NATO is not interested in a ceasefire in Libya as it craves regime change in the country, believes International Action Center activist Sara Flounders.
”What NATO wants is regime change. They want absolute and total control of the largest oil resources in Africa,” she said. “They want ownership of the billions of dollars, more than $70 billion that Libya holds just in immediate assets from those past oil and gas sales. They want control of the whole infrastructure. None of this is about the humanitarian defense of the people of Libya, or of any group in Libya.” ”It really is piracy on an international scale,” Flounders added. As for Syria, according to Sara Flounders, the US is already actively engaged with the country’s internal situation. ”It is important to recognize that the US is already taking action in Syria, that there is real destabilization going on, that for years there have been sanctions on Syria, that Syria is occupied in Golan by Israel, all with US funding,” she said. “There has been for a very long time US intervention, US sanctions, US destabilization.” ”Syria, like every country, has internal problems that must be dealt with,” Flounders continued. “The country must, absolutely, take time as they themselves acknowledge, but that must be without foreign imperialist intervention, and that is what is going on now.”
According to Michel Chossudovsky from the Canadian-based Center for Research on Globalization, there are several signs that we might soon see American boots touch Libyan soil. ”At this stage NATO, in consultation with the Pentagon, is preparing a new phase of this war, in other words, the process of military escalation, which could eventually lead to the landing of US – NATO military commandoes on Libyan soil,” he said. “In other words, they are in the process of changing the terms of reference of the so-called no-fly zone to supporting a ground war.” “Now they have shifted the emphasis from aerial bombardment to helicopter operations as well as low-flight operations over Libya, which would of course be supportive of boots on the ground,” Chossudovsky added. “So, this is a very disturbing development and it certainly indicates an escalation in military activities.”
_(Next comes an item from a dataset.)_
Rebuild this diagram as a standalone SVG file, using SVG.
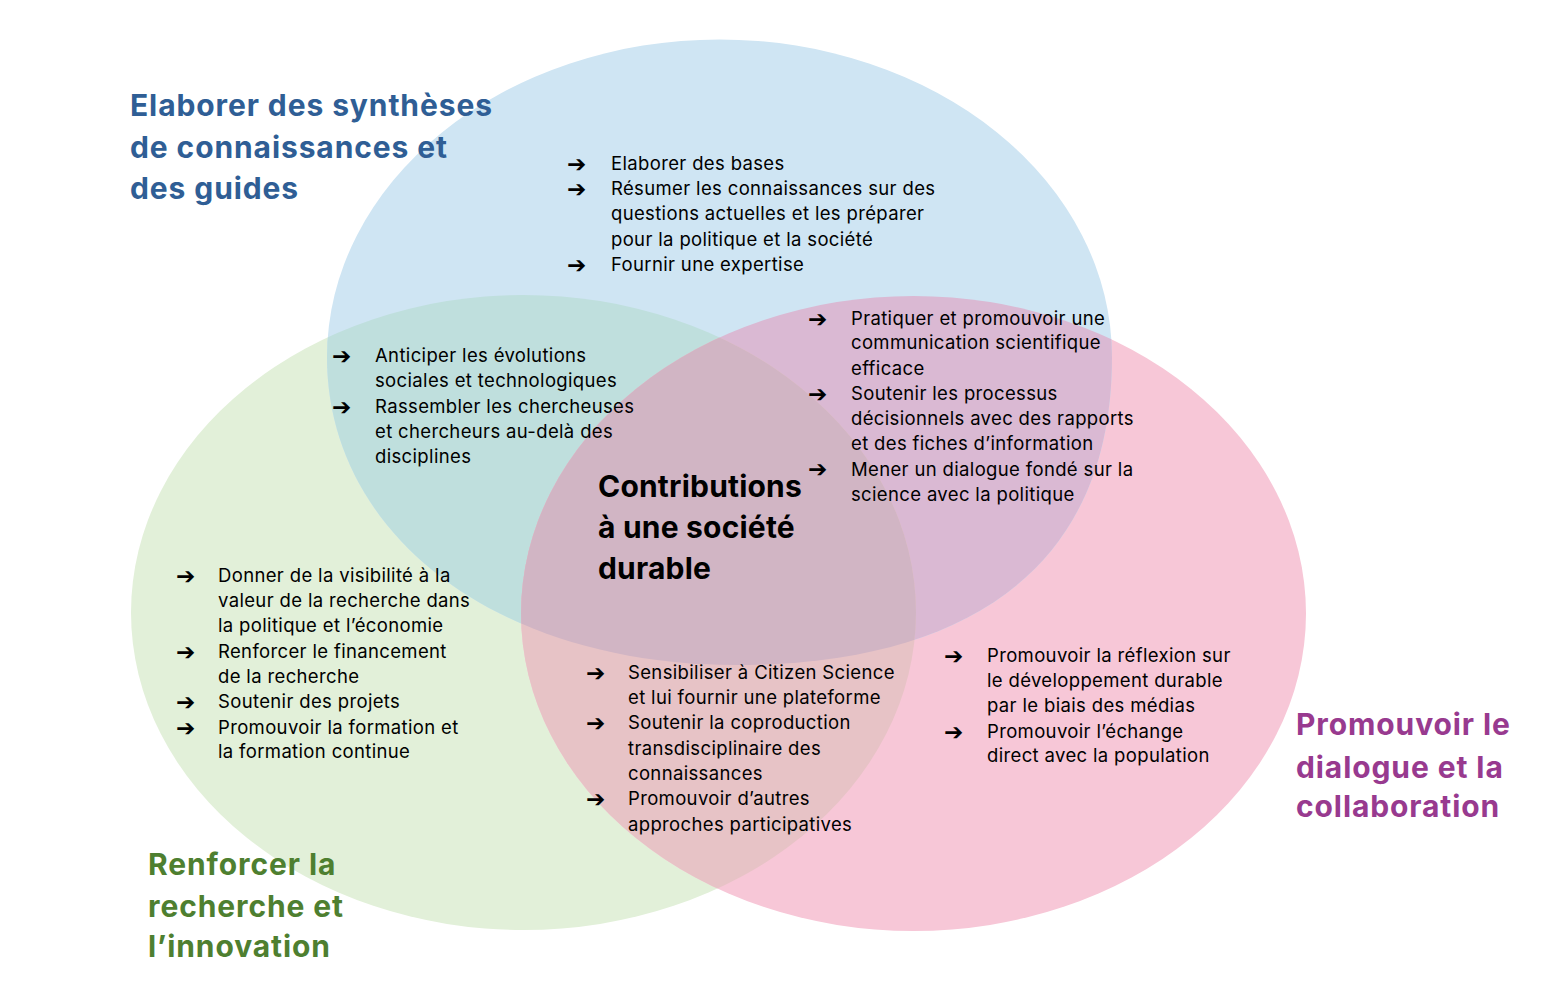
<svg xmlns="http://www.w3.org/2000/svg" width="1556" height="1004" viewBox="0 0 1556 1004">
<style>
.t{font-family:Inter,"Liberation Sans",sans-serif;font-size:18.5px;letter-spacing:0.35px;fill:#000}
.a{font-family:"DejaVu Sans",sans-serif;font-size:23px;font-weight:700;fill:#000}
.h{font-family:Inter,"Liberation Sans",sans-serif;font-size:30px;font-weight:700;letter-spacing:0.9px}
.hb{fill:#2F5E95}.hg{fill:#4E7F30}.hp{fill:#983A8F}.hk{fill:#000;letter-spacing:0.2px}
</style>
<defs>
<path id="blueShape" d="M327,357 A392.5,317.5 0 0 1 1112,357 C1112,572.6 961.2,665 735,665 C498.4,665 327,535.6 327,357 Z"/>
<clipPath id="cBlue"><use href="#blueShape"/></clipPath>
<clipPath id="cGreen"><ellipse cx="523.5" cy="612.5" rx="392.5" ry="317.5"/></clipPath>
</defs>
<rect width="1556" height="1004" fill="#fff"/>
<g id="sets">
<g id="set-green"><ellipse cx="523.5" cy="612.5" rx="392.5" ry="317.5" fill="#E2F0D9"/></g>
<g id="set-pink"><ellipse cx="913.5" cy="613.5" rx="392.5" ry="317.5" fill="#F7C7D7"/></g>
<g id="set-blue"><use href="#blueShape" fill="#CFE5F3"/></g>
<g id="overlap-blue-green" clip-path="url(#cBlue)"><ellipse cx="523.5" cy="612.5" rx="392.5" ry="317.5" fill="#BFDFDD"/></g>
<g id="overlap-blue-pink" clip-path="url(#cBlue)"><ellipse cx="913.5" cy="613.5" rx="392.5" ry="317.5" fill="#DAB9D3"/></g>
<g id="overlap-green-pink" clip-path="url(#cGreen)"><ellipse cx="913.5" cy="613.5" rx="392.5" ry="317.5" fill="#E7C3C6"/></g>
<g id="overlap-all" clip-path="url(#cBlue)"><g clip-path="url(#cGreen)"><ellipse cx="913.5" cy="613.5" rx="392.5" ry="317.5" fill="#D1B5C4"/></g></g>
</g>
<g id="connectors"></g>
<g id="title-blue"><text class="h hb"><tspan x="130" y="116">Elaborer des synthèses</tspan><tspan x="130" y="158">de connaissances et</tspan><tspan x="130" y="199">des guides</tspan></text></g>
<g id="title-green"><text class="h hg"><tspan x="148" y="875">Renforcer la</tspan><tspan x="148" y="917">recherche et</tspan><tspan x="148" y="957">l’innovation</tspan></text></g>
<g id="title-pink"><text class="h hp"><tspan x="1296" y="735">Promouvoir le</tspan><tspan x="1296" y="778">dialogue et la</tspan><tspan x="1296" y="817">collaboration</tspan></text></g>
<g id="title-center"><text class="h hk"><tspan x="598" y="497">Contributions</tspan><tspan x="598" y="538">à une société</tspan><tspan x="598" y="579">durable</tspan></text></g>
<g id="list-blue">
<text class="a" x="567" y="172">➔</text><text class="a" x="567" y="197">➔</text><text class="a" x="567" y="273">➔</text>
<text class="t"><tspan x="611" y="170">Elaborer des bases</tspan><tspan x="611" y="195">Résumer les connaissances sur des</tspan><tspan x="611" y="220">questions actuelles et les préparer</tspan><tspan x="611" y="246">pour la politique et la société</tspan><tspan x="611" y="271">Fournir une expertise</tspan></text>
</g>
<g id="list-blue-green">
<text class="a" x="332" y="364">➔</text><text class="a" x="332" y="415">➔</text>
<text class="t"><tspan x="375" y="362">Anticiper les évolutions</tspan><tspan x="375" y="387">sociales et technologiques</tspan><tspan x="375" y="413">Rassembler les chercheuses</tspan><tspan x="375" y="438">et chercheurs au-delà des</tspan><tspan x="375" y="463">disciplines</tspan></text>
</g>
<g id="list-blue-pink">
<text class="a" x="808" y="327">➔</text><text class="a" x="808" y="402">➔</text><text class="a" x="808" y="477">➔</text>
<text class="t"><tspan x="851" y="325">Pratiquer et promouvoir une</tspan><tspan x="851" y="349">communication scientifique</tspan><tspan x="851" y="375">efficace</tspan><tspan x="851" y="400">Soutenir les processus</tspan><tspan x="851" y="425">décisionnels avec des rapports</tspan><tspan x="851" y="450">et des fiches d’information</tspan><tspan x="851" y="476">Mener un dialogue fondé sur la</tspan><tspan x="851" y="501">science avec la politique</tspan></text>
</g>
<g id="list-green">
<text class="a" x="176" y="584">➔</text><text class="a" x="176" y="660">➔</text><text class="a" x="176" y="710">➔</text><text class="a" x="176" y="736">➔</text>
<text class="t"><tspan x="218" y="582">Donner de la visibilité à la</tspan><tspan x="218" y="607">valeur de la recherche dans</tspan><tspan x="218" y="632">la politique et l’économie</tspan><tspan x="218" y="658">Renforcer le financement</tspan><tspan x="218" y="683">de la recherche</tspan><tspan x="218" y="708">Soutenir des projets</tspan><tspan x="218" y="734">Promouvoir la formation et</tspan><tspan x="218" y="758">la formation continue</tspan></text>
</g>
<g id="list-green-pink">
<text class="a" x="586" y="681">➔</text><text class="a" x="586" y="731">➔</text><text class="a" x="586" y="807">➔</text>
<text class="t"><tspan x="628" y="679">Sensibiliser à Citizen Science</tspan><tspan x="628" y="704">et lui fournir une plateforme</tspan><tspan x="628" y="729">Soutenir la coproduction</tspan><tspan x="628" y="755">transdisciplinaire des</tspan><tspan x="628" y="780">connaissances</tspan><tspan x="628" y="805">Promouvoir d’autres</tspan><tspan x="628" y="831">approches participatives</tspan></text>
</g>
<g id="list-pink">
<text class="a" x="944" y="664">➔</text><text class="a" x="944" y="740">➔</text>
<text class="t"><tspan x="987" y="662">Promouvoir la réflexion sur</tspan><tspan x="987" y="687">le développement durable</tspan><tspan x="987" y="712">par le biais des médias</tspan><tspan x="987" y="738">Promouvoir l’échange</tspan><tspan x="987" y="762">direct avec la population</tspan></text>
</g>
</svg>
As for the recent UN report which states that both sides of the Libyan conflict have committed war crimes, Oxford University professor, Mark Almond, said that the rebels’ treatment of prisoners poses many uneasy questions. ”We know the rebels claimed to have captured 800 African mercenaries, they said, in March and April. Now apparently, they tell the UN they only have 16 prisoners. What has happened to another 784?” he said. “This is rather alarming, I think, for the NATO governments because they have a moral and perhaps even legal responsibility for the way the rebels treat prisoners.”